### Set exercise
Restate each line of the listing exactly, without carrying over any pictures.

### Supplied data
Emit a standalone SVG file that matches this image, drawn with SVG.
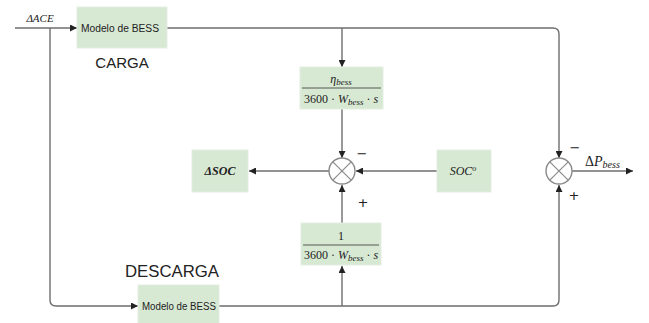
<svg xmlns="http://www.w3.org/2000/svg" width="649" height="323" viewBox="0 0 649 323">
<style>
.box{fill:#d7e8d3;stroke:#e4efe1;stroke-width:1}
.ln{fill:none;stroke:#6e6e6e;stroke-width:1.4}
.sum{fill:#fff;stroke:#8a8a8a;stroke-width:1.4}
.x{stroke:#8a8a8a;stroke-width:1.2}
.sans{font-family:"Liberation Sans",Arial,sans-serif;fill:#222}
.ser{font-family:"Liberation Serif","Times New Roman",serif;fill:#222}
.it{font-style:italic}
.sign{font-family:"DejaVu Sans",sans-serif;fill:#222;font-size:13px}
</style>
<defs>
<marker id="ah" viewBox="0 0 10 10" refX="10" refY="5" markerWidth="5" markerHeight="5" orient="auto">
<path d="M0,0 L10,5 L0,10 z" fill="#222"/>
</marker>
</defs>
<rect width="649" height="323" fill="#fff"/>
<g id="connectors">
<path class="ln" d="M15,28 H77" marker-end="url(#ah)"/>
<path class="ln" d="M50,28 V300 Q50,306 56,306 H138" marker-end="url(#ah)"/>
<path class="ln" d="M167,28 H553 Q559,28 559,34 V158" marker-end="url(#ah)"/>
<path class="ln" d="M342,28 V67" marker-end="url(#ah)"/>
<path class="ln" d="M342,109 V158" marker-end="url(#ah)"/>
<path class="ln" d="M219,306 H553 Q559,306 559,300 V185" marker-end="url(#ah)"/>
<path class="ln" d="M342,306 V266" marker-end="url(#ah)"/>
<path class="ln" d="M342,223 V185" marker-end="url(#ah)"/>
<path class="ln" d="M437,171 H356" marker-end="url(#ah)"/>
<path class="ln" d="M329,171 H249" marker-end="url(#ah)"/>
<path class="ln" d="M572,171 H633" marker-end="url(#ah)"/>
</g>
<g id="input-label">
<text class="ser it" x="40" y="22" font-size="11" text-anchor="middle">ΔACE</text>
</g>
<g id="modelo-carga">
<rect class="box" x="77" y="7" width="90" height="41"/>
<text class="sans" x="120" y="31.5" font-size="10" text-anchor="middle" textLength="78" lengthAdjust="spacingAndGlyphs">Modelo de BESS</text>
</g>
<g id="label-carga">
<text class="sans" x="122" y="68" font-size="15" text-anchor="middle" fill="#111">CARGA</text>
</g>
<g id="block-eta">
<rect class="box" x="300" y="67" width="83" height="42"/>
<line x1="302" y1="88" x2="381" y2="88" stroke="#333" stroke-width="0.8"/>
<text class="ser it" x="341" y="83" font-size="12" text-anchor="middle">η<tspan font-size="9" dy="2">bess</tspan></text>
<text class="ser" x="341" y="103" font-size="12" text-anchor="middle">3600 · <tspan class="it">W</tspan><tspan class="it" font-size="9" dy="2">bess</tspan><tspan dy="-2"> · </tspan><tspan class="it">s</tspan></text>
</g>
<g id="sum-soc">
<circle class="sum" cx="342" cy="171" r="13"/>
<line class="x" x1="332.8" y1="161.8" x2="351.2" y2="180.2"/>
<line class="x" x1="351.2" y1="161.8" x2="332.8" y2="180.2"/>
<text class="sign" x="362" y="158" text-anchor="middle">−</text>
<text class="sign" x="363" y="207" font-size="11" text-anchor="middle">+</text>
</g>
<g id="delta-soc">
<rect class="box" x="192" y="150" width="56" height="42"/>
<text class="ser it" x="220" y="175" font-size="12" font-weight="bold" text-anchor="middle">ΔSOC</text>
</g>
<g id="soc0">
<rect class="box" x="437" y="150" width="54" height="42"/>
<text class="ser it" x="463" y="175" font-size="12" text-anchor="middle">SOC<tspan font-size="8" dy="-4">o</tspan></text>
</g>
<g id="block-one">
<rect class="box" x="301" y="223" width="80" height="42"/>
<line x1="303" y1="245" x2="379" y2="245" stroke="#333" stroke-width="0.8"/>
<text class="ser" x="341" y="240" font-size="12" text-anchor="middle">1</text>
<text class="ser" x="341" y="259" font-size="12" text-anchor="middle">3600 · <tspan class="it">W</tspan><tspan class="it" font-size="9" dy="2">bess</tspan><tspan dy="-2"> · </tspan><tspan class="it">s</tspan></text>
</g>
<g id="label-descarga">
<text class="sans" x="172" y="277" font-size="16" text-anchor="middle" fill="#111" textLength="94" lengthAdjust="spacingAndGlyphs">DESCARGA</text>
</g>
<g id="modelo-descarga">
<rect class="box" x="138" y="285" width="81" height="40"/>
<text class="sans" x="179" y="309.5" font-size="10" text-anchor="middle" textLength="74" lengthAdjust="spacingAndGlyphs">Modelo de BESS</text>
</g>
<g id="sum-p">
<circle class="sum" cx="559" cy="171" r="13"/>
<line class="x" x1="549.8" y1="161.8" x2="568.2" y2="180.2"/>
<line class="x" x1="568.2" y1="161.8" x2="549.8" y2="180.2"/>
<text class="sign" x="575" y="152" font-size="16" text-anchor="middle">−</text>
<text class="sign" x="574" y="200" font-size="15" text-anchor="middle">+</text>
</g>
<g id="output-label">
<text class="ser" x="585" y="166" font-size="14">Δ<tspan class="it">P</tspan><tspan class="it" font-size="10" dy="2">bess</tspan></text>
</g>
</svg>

### Response to the task
Emit a standalone SVG file that matches this image, drawn with SVG.
<svg xmlns="http://www.w3.org/2000/svg" width="649" height="323" viewBox="0 0 649 323">
<style>
.box{fill:#d7e8d3;stroke:#e4efe1;stroke-width:1}
.ln{fill:none;stroke:#6e6e6e;stroke-width:1.4}
.sum{fill:#fff;stroke:#8a8a8a;stroke-width:1.4}
.x{stroke:#8a8a8a;stroke-width:1.2}
.sans{font-family:"Liberation Sans",Arial,sans-serif;fill:#222}
.ser{font-family:"Liberation Serif","Times New Roman",serif;fill:#222}
.it{font-style:italic}
.sign{font-family:"DejaVu Sans",sans-serif;fill:#222;font-size:13px}
</style>
<defs>
<marker id="ah" viewBox="0 0 10 10" refX="10" refY="5" markerWidth="5" markerHeight="5" orient="auto">
<path d="M0,0 L10,5 L0,10 z" fill="#222"/>
</marker>
</defs>
<rect width="649" height="323" fill="#fff"/>
<g id="connectors">
<path class="ln" d="M15,28 H77" marker-end="url(#ah)"/>
<path class="ln" d="M50,28 V300 Q50,306 56,306 H138" marker-end="url(#ah)"/>
<path class="ln" d="M167,28 H553 Q559,28 559,34 V158" marker-end="url(#ah)"/>
<path class="ln" d="M342,28 V67" marker-end="url(#ah)"/>
<path class="ln" d="M342,109 V158" marker-end="url(#ah)"/>
<path class="ln" d="M219,306 H553 Q559,306 559,300 V185" marker-end="url(#ah)"/>
<path class="ln" d="M342,306 V266" marker-end="url(#ah)"/>
<path class="ln" d="M342,223 V185" marker-end="url(#ah)"/>
<path class="ln" d="M437,171 H356" marker-end="url(#ah)"/>
<path class="ln" d="M329,171 H249" marker-end="url(#ah)"/>
<path class="ln" d="M572,171 H633" marker-end="url(#ah)"/>
</g>
<g id="input-label">
<text class="ser it" x="40" y="22" font-size="11" text-anchor="middle">ΔACE</text>
</g>
<g id="modelo-carga">
<rect class="box" x="77" y="7" width="90" height="41"/>
<text class="sans" x="120" y="31.5" font-size="10" text-anchor="middle" textLength="78" lengthAdjust="spacingAndGlyphs">Modelo de BESS</text>
</g>
<g id="label-carga">
<text class="sans" x="122" y="68" font-size="15" text-anchor="middle" fill="#111">CARGA</text>
</g>
<g id="block-eta">
<rect class="box" x="300" y="67" width="83" height="42"/>
<line x1="302" y1="88" x2="381" y2="88" stroke="#333" stroke-width="0.8"/>
<text class="ser it" x="341" y="83" font-size="12" text-anchor="middle">η<tspan font-size="9" dy="2">bess</tspan></text>
<text class="ser" x="341" y="103" font-size="12" text-anchor="middle">3600 · <tspan class="it">W</tspan><tspan class="it" font-size="9" dy="2">bess</tspan><tspan dy="-2"> · </tspan><tspan class="it">s</tspan></text>
</g>
<g id="sum-soc">
<circle class="sum" cx="342" cy="171" r="13"/>
<line class="x" x1="332.8" y1="161.8" x2="351.2" y2="180.2"/>
<line class="x" x1="351.2" y1="161.8" x2="332.8" y2="180.2"/>
<text class="sign" x="362" y="158" text-anchor="middle">−</text>
<text class="sign" x="363" y="207" font-size="11" text-anchor="middle">+</text>
</g>
<g id="delta-soc">
<rect class="box" x="192" y="150" width="56" height="42"/>
<text class="ser it" x="220" y="175" font-size="12" font-weight="bold" text-anchor="middle">ΔSOC</text>
</g>
<g id="soc0">
<rect class="box" x="437" y="150" width="54" height="42"/>
<text class="ser it" x="463" y="175" font-size="12" text-anchor="middle">SOC<tspan font-size="8" dy="-4">o</tspan></text>
</g>
<g id="block-one">
<rect class="box" x="301" y="223" width="80" height="42"/>
<line x1="303" y1="245" x2="379" y2="245" stroke="#333" stroke-width="0.8"/>
<text class="ser" x="341" y="240" font-size="12" text-anchor="middle">1</text>
<text class="ser" x="341" y="259" font-size="12" text-anchor="middle">3600 · <tspan class="it">W</tspan><tspan class="it" font-size="9" dy="2">bess</tspan><tspan dy="-2"> · </tspan><tspan class="it">s</tspan></text>
</g>
<g id="label-descarga">
<text class="sans" x="172" y="277" font-size="16" text-anchor="middle" fill="#111" textLength="94" lengthAdjust="spacingAndGlyphs">DESCARGA</text>
</g>
<g id="modelo-descarga">
<rect class="box" x="138" y="285" width="81" height="40"/>
<text class="sans" x="179" y="309.5" font-size="10" text-anchor="middle" textLength="74" lengthAdjust="spacingAndGlyphs">Modelo de BESS</text>
</g>
<g id="sum-p">
<circle class="sum" cx="559" cy="171" r="13"/>
<line class="x" x1="549.8" y1="161.8" x2="568.2" y2="180.2"/>
<line class="x" x1="568.2" y1="161.8" x2="549.8" y2="180.2"/>
<text class="sign" x="575" y="152" font-size="16" text-anchor="middle">−</text>
<text class="sign" x="574" y="200" font-size="15" text-anchor="middle">+</text>
</g>
<g id="output-label">
<text class="ser" x="585" y="166" font-size="14">Δ<tspan class="it">P</tspan><tspan class="it" font-size="10" dy="2">bess</tspan></text>
</g>
</svg>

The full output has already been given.